The first concentrated solar power plant in the world dates back to 1981 and is “made in Enel”. In Adrano, we were renewable pioneers with the creation of the Eurelios project, which can boast the status of being the first plant in the world to put energy produced by the sun into the grid.
Over a Century of Geothermal Energy
For the first industrial use of geothermal vapours, we can thank Francois de Lardarel: a young French officer in Tuscany following the Naponeonic armies, who tested a technique that was a predecessor of geothermal energy in 1818. His successors used it to build the first geothermal plant in the world in 1913.
"Our 35 plants in operation in Tuscany come from de Larderel’s intuition. They produce almost 6TWh a year and meet more than 30% of the regional energy demand."
The technological evolution and innovation of that idea from the beginning of the nineteenth century is just the first page of a story that has now spread to Chile, Indonesia, Germany and the United States, where EGP is putting its experience to use in the geothermal sector.
Wind: from Persia to Scottish Cottages
Windmills, predecessors to our current wind turbines, already existed in Persia about 5000 years ago, but the first wind turbine dates back to 1887. It was built by James Blyth, a Scottish electrical engineer and scholar, who invented one to power the lights in his summer cottage in Marykirk, making it the first residence in the world powered by renewable energy.

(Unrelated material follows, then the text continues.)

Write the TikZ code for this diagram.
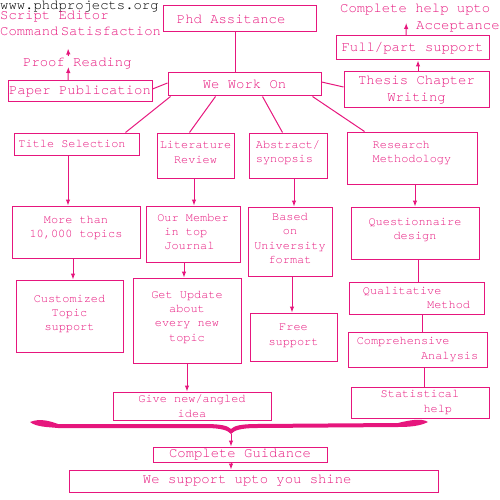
\documentclass[tikz,border=0pt]{standalone}
\usepackage{fontspec}
\setmainfont{TeX Gyre Cursor}
\usetikzlibrary{arrows.meta}
\definecolor{phdpink}{RGB}{230,22,125}
\newcommand{\dep}[1]{\rule[-#1]{0pt}{#1}}
\begin{document}
\begin{tikzpicture}[x=1pt,y=-1pt,every node/.style={inner sep=0pt,text=phdpink},box/.style={draw=phdpink,line width=1pt,align=center,font=\fontsize{11.9}{14.3}\selectfont},boxL/.style={box,font=\fontsize{13.9}{17}\selectfont},txt/.style={anchor=base west,font=\fontsize{13.9}{17}\selectfont},link/.style={draw=phdpink,line width=1pt},arr/.style={link,-{Latex[length=6pt,width=4.5pt]}}]
\useasboundingbox (0,0) rectangle (500,500);

% top left corner
\node[txt,text=black] (web) at (0,9.6) {www.phdprojects.org};
\node[txt] (script) at (0,19.8) {Script Editor};
\node[txt] (cmd) at (0,35.5) {Command\,Satisfaction};
\node[txt] (proof) at (23,67) {Proof Reading};
\node[txt] (help) at (340,13) {Complete help upto};
\node[txt] (accept) at (416,30) {Acceptance};

\node[boxL,minimum width=153pt,minimum height=26pt] (phd) at (239.5,19) {Phd Assitance\hspace*{1.2em}};
\node[boxL,minimum width=153pt,minimum height=23pt] (work) at (244.5,84.5) {We Work On};
\node[boxL,minimum width=144pt,minimum height=21pt] (paper) at (80,91.5) {Paper Publication};
\node[boxL,minimum width=145pt,minimum height=36pt] (thesis) at (416.5,90) {Thesis Chapter\\Writing};
\node[boxL,minimum width=153pt,minimum height=24pt] (full) at (412.5,48) {Full/part support};

% the four columns
\node[box,minimum width=125pt,minimum height=22pt] (title) at (76.5,144) {Title Selection\hspace*{0.75em}};
\node[box,minimum width=77pt,minimum height=45pt] (lit) at (195.5,155.5) {Literature\\Review\dep{6pt}};
\node[box,align=left,minimum width=78pt,minimum height=45pt] (abs) at (288,155.5) {Abstract/\\synopsis\dep{8.5pt}};
\node[box,align=left,minimum width=130pt,minimum height=52pt] (research) at (412,158) {Research\\Methodology\dep{12.5pt}};
\node[box,minimum width=128pt,minimum height=52pt] (more) at (76,232) {More than\\10,000 topics\dep{10.5pt}};
\node[box,align=left,minimum width=94pt,minimum height=56pt] (member) at (193,234) {Our Member\\\hspace*{0.6em}in top\\\hspace*{0.6em}Journal\dep{4pt}};
\node[box,minimum width=84pt,minimum height=69pt] (based) at (290,241.5) {Based\\on\\University\\format\dep{6pt}};
\node[box,minimum width=128pt,minimum height=52pt] (quest) at (415,233) {Questionnaire\\design\dep{8.5pt}};
\node[box,minimum width=107pt,minimum height=72pt] (custom) at (69.5,316) {Customized\\Topic\\support\dep{6.5pt}};
\node[box,minimum width=108pt,minimum height=85pt] (update) at (187,320.5) {Get Update\\about\\every new\\topic\dep{8.5pt}};
\node[box,minimum width=87pt,minimum height=48pt] (free) at (293.5,337) {Free\\support\dep{4.5pt}};
\node[box,minimum width=158pt,minimum height=28pt] (give) at (192,406) {Give new/angled\\idea};
\node[box,align=left,minimum width=135pt,minimum height=32pt] (qual) at (416.5,298) {Qualitative\\\hspace*{5.4em}Method};
\node[box,align=left,minimum width=139pt,minimum height=35pt] (comp) at (417.5,349.5) {Comprehensive\\\hspace*{5.4em}Analysis};
\node[box,align=left,minimum width=138pt,minimum height=31pt] (stat) at (420,402.5) {Statistical\\\hspace*{3.6em}help};

% bottom
\node[boxL,minimum width=174pt,minimum height=15pt] (guide) at (240,454.5) {Complete Guidance};
\node[boxL,minimum width=369pt,minimum height=22pt] (shine) at (253.5,481) {We support upto you shine\hspace*{0.9em}};

\fill[phdpink] (30,422) .. controls (40,418) and (50,421) .. (58,424) -- (205,424) .. controls (222,424) and (228,426) .. (231,429) .. controls (234,426) and (240,424) .. (257,424) -- (398,423) .. controls (410,420) and (422,418) .. (428,422) .. controls (420,426) and (410,427) .. (398,427) -- (257,428) .. controls (242,428) and (234,430) .. (231,434) .. controls (228,430) and (220,428) .. (205,428) -- (58,428) .. controls (48,427) and (36,427) .. (30,422) -- cycle;
\coordinate (tip) at (231,434);

\draw[link] ([xshift=-4.5pt]phd.south) -- ([xshift=-9.5pt]work.north);
\draw[link] ([yshift=1.5pt]work.west) -- ([yshift=2.5pt]paper.east);
\draw[link] ([yshift=2.5pt]work.east) -- ([yshift=3pt]thesis.west);
\draw[arr] ([xshift=1.5pt]thesis.north) -- ([xshift=5.5pt]full.south);
\draw[arr] ([xshift=-6.5pt]full.north) -- ([xshift=-9pt,yshift=-10pt]help.base);
\draw[arr] ([xshift=-12pt]paper.north) -- ([xshift=-9pt]proof.base);
\draw[arr] ([xshift=-9pt,yshift=11pt]proof.base) -- ([xshift=-12.5pt,yshift=-13pt]cmd.base);

\draw[link] ([xshift=3pt]work.south west) -- ([xshift=-14pt]title.north east);
\draw[link] ([xshift=48pt]work.south west) -- ([xshift=33pt]lit.north west);
\draw[link] ([xshift=-59pt]work.south east) -- ([xshift=34pt]abs.north west);
\draw[link] ([xshift=-9pt]work.south east) -- ([xshift=18pt]research.north west);

\draw[arr] ([xshift=-8.5pt]title.south) -- ([xshift=-8pt]more.north);
\draw[arr] ([xshift=-1.5pt]lit.south) -- ([xshift=1pt]member.north);
\draw[arr] ([xshift=6pt]abs.south) -- ([xshift=4pt]based.north);
\draw[arr] ([xshift=3pt]research.south) -- (quest.north);
\draw[arr] ([xshift=-3pt]more.south) -- ([xshift=3.5pt]custom.north);
\draw[arr] ([xshift=-9pt]member.south) -- ([xshift=-3pt]update.north);
\draw[arr] (update.south) -- ([xshift=-5pt]give.north);
\draw[arr] ([xshift=2pt]based.south) -- ([xshift=-1.5pt]free.north);
\draw[link] ([xshift=3pt]quest.south) -- ([xshift=1.5pt]qual.north);
\draw[link] ([xshift=5.5pt]qual.south) -- ([xshift=4.5pt]comp.north);
\draw[link] ([xshift=6.5pt]comp.south) -- ([xshift=4pt]stat.north);
\draw[arr] (tip) -- ([xshift=-9pt]guide.north);
\draw[arr] ([xshift=-9pt]guide.south) -- ([xshift=-22.5pt]shine.north);
\end{tikzpicture}
\end{document}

The story of wind energy is intertwined with the study of aeronautics has been passed down to us with its usual three blades, which are now common in most wind turbines installed today on all continents, thanks to the intuition of a young man that built the first example in Denmark in 1956.
"Nowadays, wind is one of the most widespread and competitive renewables, with more than 500 GW of global installed capacity, predicted growth of approximately 59 GW in 2018 and a promise to contribute decisively to the green revolutions underway in Latin America and Asia."

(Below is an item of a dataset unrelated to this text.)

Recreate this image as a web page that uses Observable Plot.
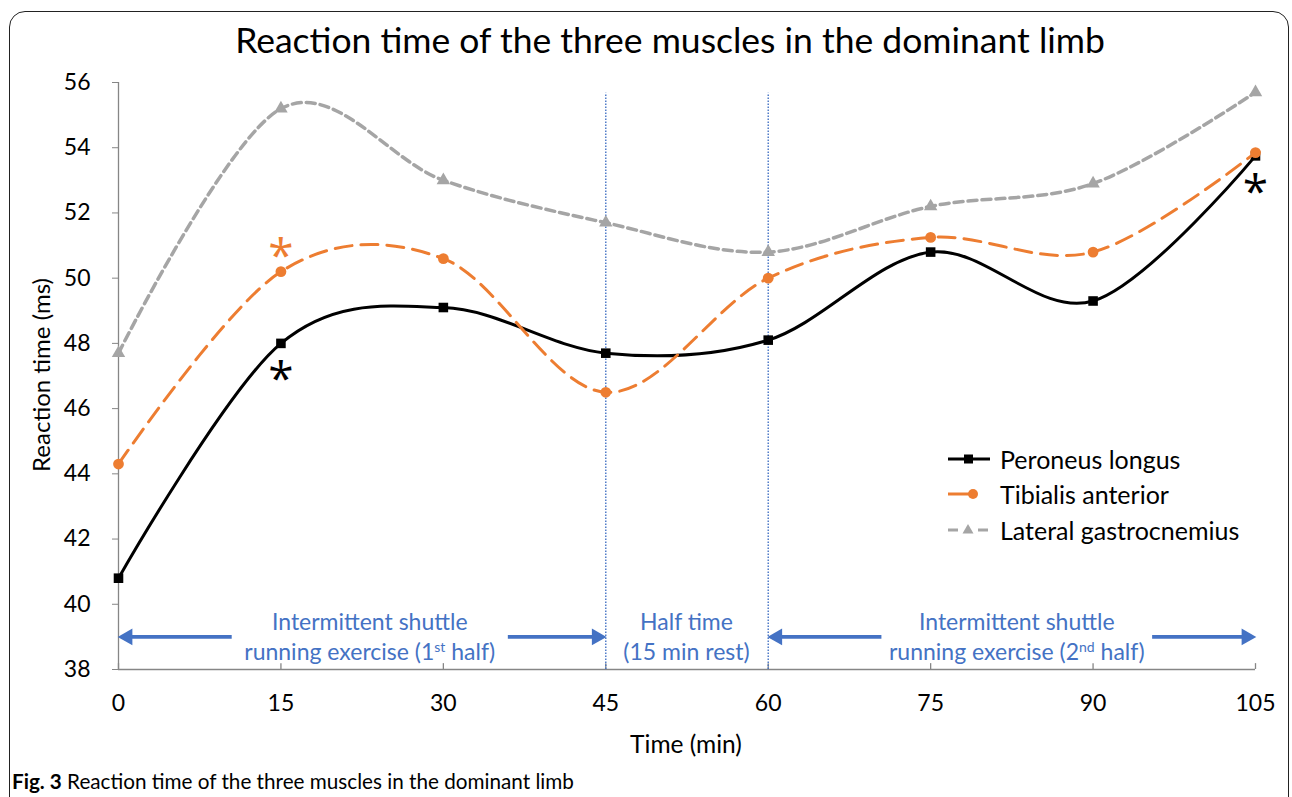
<!DOCTYPE html>
<html>
<head>
<meta charset="utf-8">
<script src="https://cdn.jsdelivr.net/npm/d3@7"></script>
<script src="https://cdn.jsdelivr.net/npm/@observablehq/plot@0.6"></script>
<style>
  body { margin: 0; background: #fff; font-family: Lato, "Open Sans", sans-serif; color: #000; }
  #wrap { position: relative; width: 1292px; height: 797px; overflow: hidden; background: #fff; }
  #frame { position: absolute; left: 9px; top: 11px; width: 1280px; height: 830px; border: 1.5px solid #222; border-radius: 16px; box-sizing: border-box; }
  #title { position: absolute; left: 170px; width: 1000px; top: 17px; text-align: center; font-size: 35.5px; line-height: 46px; }
  #chart { position: absolute; left: 0; top: 60px; }
  .ylab { position: absolute; left: 40px; top: 375px; transform: translate(-50%, -50%) rotate(-90deg); font-size: 24px; white-space: nowrap; }
  .xlab { position: absolute; left: 686px; top: 743px; transform: translate(-50%, -50%); font-size: 24.5px; white-space: nowrap; }
  .ann { position: absolute; transform: translate(-50%, -50%); text-align: center; color: #4472C4; font-size: 23px; line-height: 30px; white-space: nowrap; }
  .ann sup { font-size: 14px; vertical-align: 8px; line-height: 0; }
  #legend { position: absolute; left: 946px; top: 441px; font-size: 25px; }
  #legend .row { display: flex; align-items: center; height: 35.5px; }
  #legend svg { margin-right: 8px; }
  #caption { position: absolute; left: 12px; top: 769px; font-size: 20.7px; white-space: nowrap; }
</style>
</head>
<body>
<div id="wrap">
  <div id="frame"></div>
  <div id="title">Reaction time of the three muscles in the dominant limb</div>
  <div id="chart"></div>
  <div class="ylab">Reaction time (ms)</div>
  <div class="xlab">Time (min)</div>
  <div id="legend"></div>
  <div id="caption"><b>Fig. 3</b> Reaction time of the three muscles in the dominant limb</div>
</div>
<script>
// ---- data ----
const times = [0, 15, 30, 45, 60, 75, 90, 105];
const peroneusLongus = [40.8, 48.0, 49.1, 47.7, 48.1, 50.8, 49.3, 53.75];
const tibialisAnterior = [44.3, 50.2, 50.6, 46.5, 50.0, 51.25, 50.8, 53.85];
const lateralGastrocnemius = [47.7, 55.2, 53.0, 51.7, 50.8, 52.2, 52.9, 55.7];
const seriesNames = ["Peroneus longus", "Tibialis anterior", "Lateral gastrocnemius"];
const xTicks = [0, 15, 30, 45, 60, 75, 90, 105];
const yTicks = [38, 40, 42, 44, 46, 48, 50, 52, 54, 56];
const yDomain = [38, 56];
const dividerTimes = [45, 60];
const dividerTop = 55.67;
const phaseY = 39;
const arrowsLeftHead = [{from: 0, to: 10.5}, {from: 60, to: 70.5}];
const arrowsRightHead = [{from: 36, to: 45}, {from: 95.5, to: 105}];
const phaseLabels = [
  {x: 23.25, html: "Intermittent shuttle<br>running exercise (1<sup>st</sup> half)"},
  {x: 52.5, html: "Half time<br>(15 min rest)"},
  {x: 83, html: "Intermittent shuttle<br>running exercise (2<sup>nd</sup> half)"}
];
const starsOrange = [{t: 15, v: 50.2}];
const starsBlackBelow = [{t: 15, v: 48.0}, {t: 105, v: 53.75}];

const colors = {pl: "#000000", ta: "#ED7D31", lg: "#A5A5A5", blue: "#4472C4", axis: "#868686"};

const toRows = (vals) => times.map((t, i) => ({t, v: vals[i]}));
const plRows = toRows(peroneusLongus);
const taRows = toRows(tibialisAnterior);
const lgRows = toRows(lateralGastrocnemius);

const chart = Plot.plot({
  width: 1292,
  height: 700,
  marginLeft: 118,
  marginRight: 37,
  marginTop: 22,
  marginBottom: 91,
  x: {domain: [0, 105]},
  y: {domain: yDomain},
  style: {fontFamily: "Lato, 'Open Sans', sans-serif", fontSize: "23px", color: "#000", background: "transparent", overflow: "visible"},
  marks: [
    Plot.axisY({ticks: yTicks, tickSize: 6, tickFormat: () => "", label: null, stroke: colors.axis}),
    Plot.text(yTicks, {y: d => d, frameAnchor: "left", text: d => String(d), textAnchor: "end", dx: -28, fontSize: 23, fill: "#000"}),
    Plot.axisX({ticks: xTicks, tickSize: 0, tickPadding: 25, label: null, fontSize: 23}),
    Plot.ruleX([0], {stroke: colors.axis, strokeWidth: 1.3}),
    Plot.ruleY([38], {stroke: colors.axis, strokeWidth: 1.3}),
    Plot.ruleX(xTicks, {x: d => d, y1: 38, y2: 38.18, stroke: colors.axis, strokeWidth: 1.3}),
    Plot.ruleX(dividerTimes, {x: d => d, y1: 38, y2: dividerTop, stroke: colors.blue, strokeWidth: 1.4, strokeDasharray: "1.5,1.5"}),
    // phase arrows
    Plot.ruleY(arrowsLeftHead, {y: () => phaseY, x1: "from", x2: "to", stroke: colors.blue, strokeWidth: 3.8, insetLeft: 9}),
    Plot.ruleY(arrowsRightHead, {y: () => phaseY, x1: "from", x2: "to", stroke: colors.blue, strokeWidth: 3.8, insetRight: 9}),
    Plot.dot(arrowsLeftHead, {x: "from", y: () => phaseY, symbol: "triangle", rotate: -90, r: 6.3, fill: colors.blue, stroke: "none", dx: 9}),
    Plot.dot(arrowsRightHead, {x: "to", y: () => phaseY, symbol: "triangle", rotate: 90, r: 6.3, fill: colors.blue, stroke: "none", dx: -9}),
    // series
    Plot.line(plRows, {x: "t", y: "v", curve: "cardinal", stroke: colors.pl, strokeWidth: 3}),
    Plot.dot(plRows, {x: "t", y: "v", symbol: "square", r: 5.4, fill: colors.pl, stroke: "none"}),
    Plot.line(taRows, {x: "t", y: "v", curve: "cardinal", stroke: colors.ta, strokeWidth: 3, strokeDasharray: "17,9"}),
    Plot.dot(taRows, {x: "t", y: "v", symbol: "circle", r: 5.4, fill: colors.ta, stroke: "none"}),
    Plot.line(lgRows, {x: "t", y: "v", curve: "cardinal", stroke: colors.lg, strokeWidth: 3.5, strokeDasharray: "9,5"}),
    Plot.dot(lgRows, {x: "t", y: "v", symbol: "triangle", r: 5, fill: colors.lg, stroke: "none"}),
    // significance stars
    Plot.text(starsOrange, {x: "t", y: "v", text: () => "*", fill: colors.ta, fontSize: 46, fontFamily: "'Open Sans', sans-serif", dy: -14}),
    Plot.text(starsBlackBelow, {x: "t", y: "v", text: () => "*", fill: "#000", fontSize: 46, fontFamily: "'Open Sans', sans-serif", dy: 37})
  ]
});
document.getElementById("chart").appendChild(chart);

const sx = chart.scale("x"), sy = chart.scale("y");
const wrap = document.getElementById("wrap");
const chartTop = 60, chartLeft = 0;
phaseLabels.forEach(p => {
  const d = document.createElement("div");
  d.className = "ann";
  d.innerHTML = p.html;
  d.style.left = (chartLeft + sx.apply(p.x)) + "px";
  d.style.top = (chartTop + sy.apply(phaseY)) + "px";
  wrap.appendChild(d);
});

// legend
const legendSwatches = [
  `<svg width="46" height="20"><line x1="2" y1="10" x2="44" y2="10" stroke="${colors.pl}" stroke-width="3"/><rect x="18" y="5.5" width="9" height="9" fill="${colors.pl}"/></svg>`,
  `<svg width="46" height="20"><line x1="2" y1="10" x2="26" y2="10" stroke="${colors.ta}" stroke-width="3"/><circle cx="27" cy="10" r="5" fill="${colors.ta}"/></svg>`,
  `<svg width="46" height="20"><line x1="2" y1="10" x2="12" y2="10" stroke="${colors.lg}" stroke-width="3"/><line x1="32" y1="10" x2="42" y2="10" stroke="${colors.lg}" stroke-width="3"/><path d="M22,4 L27.5,13.5 L16.5,13.5 Z" fill="${colors.lg}"/></svg>`
];
const legend = document.getElementById("legend");
seriesNames.forEach((name, i) => {
  const r = document.createElement("div");
  r.className = "row";
  r.innerHTML = legendSwatches[i] + "<span>" + name + "</span>";
  legend.appendChild(r);
});
</script>
</body>
</html>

Water: the Most Ancient Innovation
Energy from water is the oldest renewable energy source and, at the same time, the one most projected toward the future. On one hand, large hydropower plants have guaranteed the highest percentage of clean energy for many countries for almost a century, on the other, futuristic technologies to make use of the immense energy potential of the sea are the most advanced research expressions into new forms of energy.
"Hydroelectric energy now represents about 90% of the global production from renewable sources and contributes 17% to the global total of installed capacity."
The large dams built at the beginning of the twentieth century – the very first one was built in Canada in 1879 at Niagara Falls – are now joined by new colossal ones, thanks to projects in China and Latin America. But small water-flow systems are also growing, as are systems to make existing plants more and more efficient.
Marine energy is perhaps the least well-known of the forms of renewable energy, but according to estimates, it could reach 71 GW of installed capacity worldwide. Tides, waves and currents are unexplored assets that are present around the planet. New technologies, experimentation and pilot projects are springing up on this resource, bit by bit around the world.
Until a few years ago, renewable sources as a whole were just a drop in the ocean of global energy production. By 2022, according to the World Energy Outlook 2017, the generation capacity from clean sources will grow until it is 43% of the global energy mix. And the future is just getting started.